What should you say right at the start? It’s nice to make a good first impression but that’s not really important. After all, if the interaction is fleeting, what is the point of any impression? Probably not much, unless you subsequently recall and reconnect.
Impressions may be nice but connections and conversations that lead to a shared journey count:
‘tis nobler has an abiding interest in experiential learning and behavioural change (ELABC) methods that address open-loop skills, skills that are acquired and refined through experience, activities with uncertainty or novelty as a defining feature, activities that require ongoing problem solving and decision making. Rather than a formal definition, let’s compress open-loop skills to something very accessible:
(Just about) everything you do in your life.
‘tis nobler has an abiding interest in positive, disruptive approaches to ELABC.
‘tis nobler encourages you to question the traditional ways in which ELABC is conducted or, more accurately and more frequently, imposed.
‘tis nobler’s approach to ELABC involves an APE, DUCK and EEL deeply embracing the SAME POEM to gain KUDOS. The APE loves FIGS, the DUCK is RED and the EEL is really, really EELY
‘tis nobler hastens to add that the previous sentence contains acronyms, not animals, literature, acclaim, fruit or colours.

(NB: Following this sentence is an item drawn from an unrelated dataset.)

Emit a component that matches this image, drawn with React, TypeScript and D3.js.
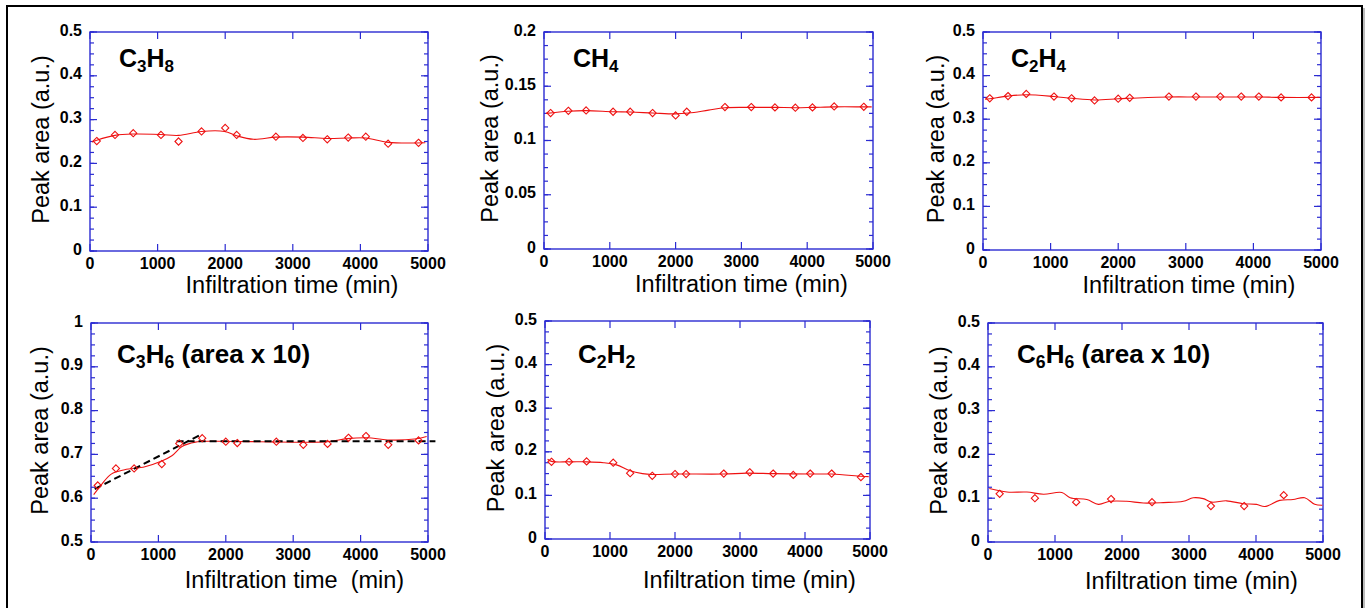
import React from 'react';
import * as d3 from 'd3';

const FONT = '"Liberation Sans", Arial, Helvetica, sans-serif';
const RED = '#ee1111';
const BLUE = '#2b2bd2';

// ---------- data ----------
const times = [100, 370, 640, 1050, 1310, 1650, 2000, 2170, 2750, 3150, 3510, 3820, 4080, 4410, 4860];
const xTicks = [0, 1000, 2000, 3000, 4000, 5000];

const yTicks05 = [0, 0.1, 0.2, 0.3, 0.4, 0.5];
const yTicksCH4 = [0, 0.05, 0.1, 0.15, 0.2];
const yTicksC3H6 = [0.5, 0.6, 0.7, 0.8, 0.9, 1];

const c3h8 = [0.251, 0.265, 0.269, 0.265, 0.25, 0.273, 0.281, 0.265, 0.261, 0.258, 0.255, 0.259, 0.261, 0.245, 0.247];
const c3h8Fit: [number, number][] = [[30, 0.249], [100, 0.253], [370, 0.264], [640, 0.267], [1050, 0.266], [1310, 0.264], [1650, 0.273], [1990, 0.273], [2170, 0.263], [2420, 0.255], [2750, 0.26], [3150, 0.26], [3510, 0.257], [3820, 0.258], [4080, 0.258], [4410, 0.248], [4960, 0.247]];

const ch4 = [0.1253, 0.1274, 0.1277, 0.1265, 0.1265, 0.1253, 0.1231, 0.1265, 0.1308, 0.1308, 0.1305, 0.1302, 0.1305, 0.1314, 0.1311];
const ch4Fit: [number, number][] = [[30, 0.125], [370, 0.127], [640, 0.1275], [1050, 0.1265], [1310, 0.1262], [1650, 0.1253], [2000, 0.1245], [2200, 0.1253], [2500, 0.128], [2750, 0.1302], [3150, 0.1305], [3510, 0.1305], [3820, 0.1302], [4080, 0.1305], [4410, 0.131], [4860, 0.131], [4980, 0.131]];

const c2h4 = [0.348, 0.353, 0.358, 0.352, 0.348, 0.343, 0.347, 0.349, 0.352, 0.352, 0.352, 0.352, 0.352, 0.35, 0.35];
const c2h4Fit: [number, number][] = [[30, 0.346], [100, 0.347], [370, 0.353], [640, 0.356], [1050, 0.352], [1310, 0.348], [1650, 0.344], [2000, 0.347], [2170, 0.348], [2750, 0.351], [3150, 0.351], [3510, 0.351], [3820, 0.351], [4080, 0.351], [4410, 0.35], [4980, 0.35]];

const c3h6 = [0.629, 0.668, 0.668, 0.678, 0.725, 0.737, 0.729, 0.726, 0.729, 0.722, 0.724, 0.738, 0.742, 0.722, 0.732];
const c3h6Fit: [number, number][] = [[40, 0.608], [150, 0.63], [300, 0.655], [500, 0.665], [800, 0.672], [1050, 0.685], [1200, 0.697], [1350, 0.718], [1550, 0.728], [1800, 0.73], [2500, 0.729], [3500, 0.729], [3800, 0.736], [4100, 0.738], [4400, 0.733], [4800, 0.735], [4980, 0.741]];
const c3h6Dash1: [number, number][] = [[55, 0.621], [1650, 0.7466]];
const c3h6Dash2: [number, number][] = [[1270, 0.73], [5110, 0.73]];

const c2h2 = [0.177, 0.177, 0.178, 0.175, 0.151, 0.145, 0.149, 0.149, 0.15, 0.153, 0.15, 0.147, 0.15, 0.15, 0.142];
const c2h2Fit: [number, number][] = [[40, 0.183], [100, 0.178], [370, 0.177], [640, 0.177], [900, 0.175], [1100, 0.17], [1300, 0.157], [1500, 0.15], [1650, 0.148], [2000, 0.149], [2750, 0.149], [3100, 0.151], [3510, 0.15], [4080, 0.149], [4410, 0.149], [4860, 0.144], [4980, 0.143]];

const c6h6Times = [174, 700, 1316, 1837, 2448, 3327, 3823, 4414];
const c6h6 = [0.11, 0.1, 0.091, 0.098, 0.091, 0.082, 0.082, 0.107];
const c6h6Fit: [number, number][] = [[20, 0.122], [283, 0.114], [580, 0.114], [829, 0.109], [1102, 0.113], [1226, 0.101], [1475, 0.097], [1649, 0.086], [1822, 0.093], [2070, 0.093], [2319, 0.089], [2617, 0.09], [2915, 0.093], [3063, 0.101], [3212, 0.099], [3337, 0.091], [3560, 0.094], [3808, 0.0875], [4007, 0.086], [4131, 0.081], [4354, 0.095], [4553, 0.097], [4727, 0.101], [4876, 0.086], [4990, 0.084]];

// titles: [text, isSubscript]
const titleC3H8: [string, boolean][] = [['C', false], ['3', true], ['H', false], ['8', true]];
const titleCH4: [string, boolean][] = [['CH', false], ['4', true]];
const titleC2H4: [string, boolean][] = [['C', false], ['2', true], ['H', false], ['4', true]];
const titleC3H6: [string, boolean][] = [['C', false], ['3', true], ['H', false], ['6', true], [' (area x 10)', false]];
const titleC2H2: [string, boolean][] = [['C', false], ['2', true], ['H', false], ['2', true]];
const titleC6H6: [string, boolean][] = [['C', false], ['6', true], ['H', false], ['6', true], [' (area x 10)', false]];

const yLabel = 'Peak area (a.u.)';
const xLabel = 'Infiltration time (min)';
const xLabelWide = 'Infiltration time  (min)';

// ---------- panel ----------
type PanelProps = {
  box: { x0: number; x1: number; y0: number; y1: number };
  yTicks: number[];
  minorStep: number;
  xs: number[];
  ys: number[];
  fit: [number, number][];
  dashed?: [number, number][][];
  title: [string, boolean][];
  titlePos: [number, number];
  titleSize: number;
  xLabelText: string;
  xLabelDx: number;
  xLabelY: number;
  yLabelX: number;
};

function Panel(p: PanelProps) {
  const { box } = p;
  const x = d3.scaleLinear().domain([0, 5000]).range([box.x0, box.x1]);
  const yd = [p.yTicks[0], p.yTicks[p.yTicks.length - 1]];
  const y = d3.scaleLinear().domain(yd).range([box.y1, box.y0]);
  const nMinor = Math.round((yd[1] - yd[0]) / p.minorStep);
  const minors = d3.range(nMinor + 1).map((i) => yd[0] + i * p.minorStep);
  const line = d3.line<[number, number]>().x((d) => x(d[0])).y((d) => y(d[1])).curve(d3.curveCatmullRom.alpha(0.5));
  const straight = d3.line<[number, number]>().x((d) => x(d[0])).y((d) => y(d[1]));
  const MAJ = 7;
  const MIN = 4;
  const r = 3.6;
  const cx = (box.x0 + box.x1) / 2;
  const cy = (box.y0 + box.y1) / 2;
  return (
    <g>
      {minors.map((v, i) => (
        <g key={'mn' + i} stroke={BLUE} strokeWidth={1.2}>
          <line x1={box.x0} x2={box.x0 + MIN} y1={y(v)} y2={y(v)} />
          <line x1={box.x1} x2={box.x1 - MIN} y1={y(v)} y2={y(v)} />
        </g>
      ))}
      {p.yTicks.map((v, i) => (
        <g key={'my' + i}>
          <line x1={box.x0} x2={box.x0 + MAJ} y1={y(v)} y2={y(v)} stroke={BLUE} strokeWidth={1.2} />
          <line x1={box.x1} x2={box.x1 - MAJ} y1={y(v)} y2={y(v)} stroke={BLUE} strokeWidth={1.2} />
          <text x={box.x0 - 8} y={y(v) + 3.5} textAnchor="end" fontFamily={FONT} fontWeight="bold" fontSize={16} fill="#000">
            {String(+v.toFixed(4))}
          </text>
        </g>
      ))}
      {xTicks.map((v, i) => (
        <g key={'mx' + i}>
          <line x1={x(v)} x2={x(v)} y1={box.y1} y2={box.y1 - MAJ} stroke={BLUE} strokeWidth={1.2} />
          <line x1={x(v)} x2={x(v)} y1={box.y0} y2={box.y0 + MAJ} stroke={BLUE} strokeWidth={1.2} />
          <text x={x(v)} y={box.y1 + 18} textAnchor="middle" fontFamily={FONT} fontWeight="bold" fontSize={16} fill="#000">
            {String(v)}
          </text>
        </g>
      ))}
      <rect x={box.x0} y={box.y0} width={box.x1 - box.x0} height={box.y1 - box.y0} fill="none" stroke={BLUE} strokeWidth={1.4} />
      <path d={line(p.fit) || ''} fill="none" stroke={RED} strokeWidth={1.1} />
      {p.dashed &&
        p.dashed.map((seg, i) => (
          <path key={'d' + i} d={straight(seg) || ''} fill="none" stroke="#000" strokeWidth={2} strokeDasharray="7,4" />
        ))}
      {p.xs.map((t, i) => {
        const px = x(t);
        const py = y(p.ys[i]);
        return (
          <path
            key={'pt' + i}
            d={`M${px},${py - r}L${px + r},${py}L${px},${py + r}L${px - r},${py}Z`}
            fill="none"
            stroke={RED}
            strokeWidth={1.1}
          />
        );
      })}
      <text x={p.titlePos[0]} y={p.titlePos[1]} fontFamily={FONT} fontWeight="bold" fontSize={p.titleSize} fill="#000" style={{ whiteSpace: 'pre' }}>
        {(() => {
          let prevSub = false;
          return p.title.map(([s, sub], i) => {
            let dy = 0;
            if (sub && !prevSub) dy = 5;
            if (!sub && prevSub) dy = -5;
            prevSub = sub;
            return (
              <tspan key={i} dy={dy} fontSize={sub ? p.titleSize * 0.68 : p.titleSize}>
                {s}
              </tspan>
            );
          });
        })()}
      </text>
      <text x={cx + p.xLabelDx} y={p.xLabelY} textAnchor="middle" fontFamily={FONT} fontSize={23.5} fill="#000" style={{ whiteSpace: 'pre' }}>
        {p.xLabelText}
      </text>
      <text
        transform={`translate(${p.yLabelX},${cy - 2}) rotate(-90)`}
        textAnchor="middle"
        fontFamily={FONT}
        fontSize={23.5}
        fill="#000"
      >
        {yLabel}
      </text>
    </g>
  );
}

export default function App() {
  return (
    <svg width={1367} height={608} style={{ position: 'absolute', left: 0, top: 0, background: '#fff' }}>
      <rect x={0} y={0} width={1367} height={608} fill="#fff" />
      <rect x={7} y={6} width={1355} height={700} fill="none" stroke="#000" strokeWidth={2} />
      <line x1={1364} x2={1364} y1={8} y2={608} stroke="#bbb" strokeWidth={2} />

      <Panel box={{ x0: 90, x1: 428, y0: 32, y1: 251 }} yTicks={yTicks05} minorStep={0.025} xs={times} ys={c3h8} fit={c3h8Fit}
        title={titleC3H8} titlePos={[119, 67]} titleSize={25} xLabelText={xLabel} xLabelDx={33} xLabelY={293} yLabelX={49} />
      <Panel box={{ x0: 544, x1: 873, y0: 32, y1: 249 }} yTicks={yTicksCH4} minorStep={0.0125} xs={times} ys={ch4} fit={ch4Fit}
        title={titleCH4} titlePos={[573, 67]} titleSize={25} xLabelText={xLabel} xLabelDx={33} xLabelY={292} yLabelX={498} />
      <Panel box={{ x0: 983, x1: 1321, y0: 32, y1: 250 }} yTicks={yTicks05} minorStep={0.025} xs={times} ys={c2h4} fit={c2h4Fit}
        title={titleC2H4} titlePos={[1011, 67]} titleSize={25} xLabelText={xLabel} xLabelDx={37} xLabelY={293} yLabelX={944} />
      <Panel box={{ x0: 91, x1: 428, y0: 323, y1: 542 }} yTicks={yTicksC3H6} minorStep={0.025} xs={times} ys={c3h6} fit={c3h6Fit}
        dashed={[c3h6Dash1, c3h6Dash2]}
        title={titleC3H6} titlePos={[117, 363]} titleSize={26} xLabelText={xLabelWide} xLabelDx={35} xLabelY={588} yLabelX={48} />
      <Panel box={{ x0: 545, x1: 870, y0: 321, y1: 539 }} yTicks={yTicks05} minorStep={0.025} xs={times} ys={c2h2} fit={c2h2Fit}
        title={titleC2H2} titlePos={[578, 363]} titleSize={26} xLabelText={xLabel} xLabelDx={42} xLabelY={588} yLabelX={504} />
      <Panel box={{ x0: 988, x1: 1323, y0: 323, y1: 542 }} yTicks={yTicks05} minorStep={0.025} xs={c6h6Times} ys={c6h6} fit={c6h6Fit}
        title={titleC6H6} titlePos={[1017, 363]} titleSize={26} xLabelText={xLabel} xLabelDx={36} xLabelY={589} yLabelX={947} />
    </svg>
  );
}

‘tis nobler will end this first step with an excerpt from an actual poem that reflects the mission:
We shall not cease from exploration
And the end of all our exploring
Will be to arrive where we started
And know the place for the first time.
- “Little Gidding”, T S Eliot
This is the first step. This is where the exploration begins. None of us may fully understand this first step until we return to it. That will be ‘then’; this is enough for now.
Oh, and ‘tis nobler is Alan. Very pleased to meet you.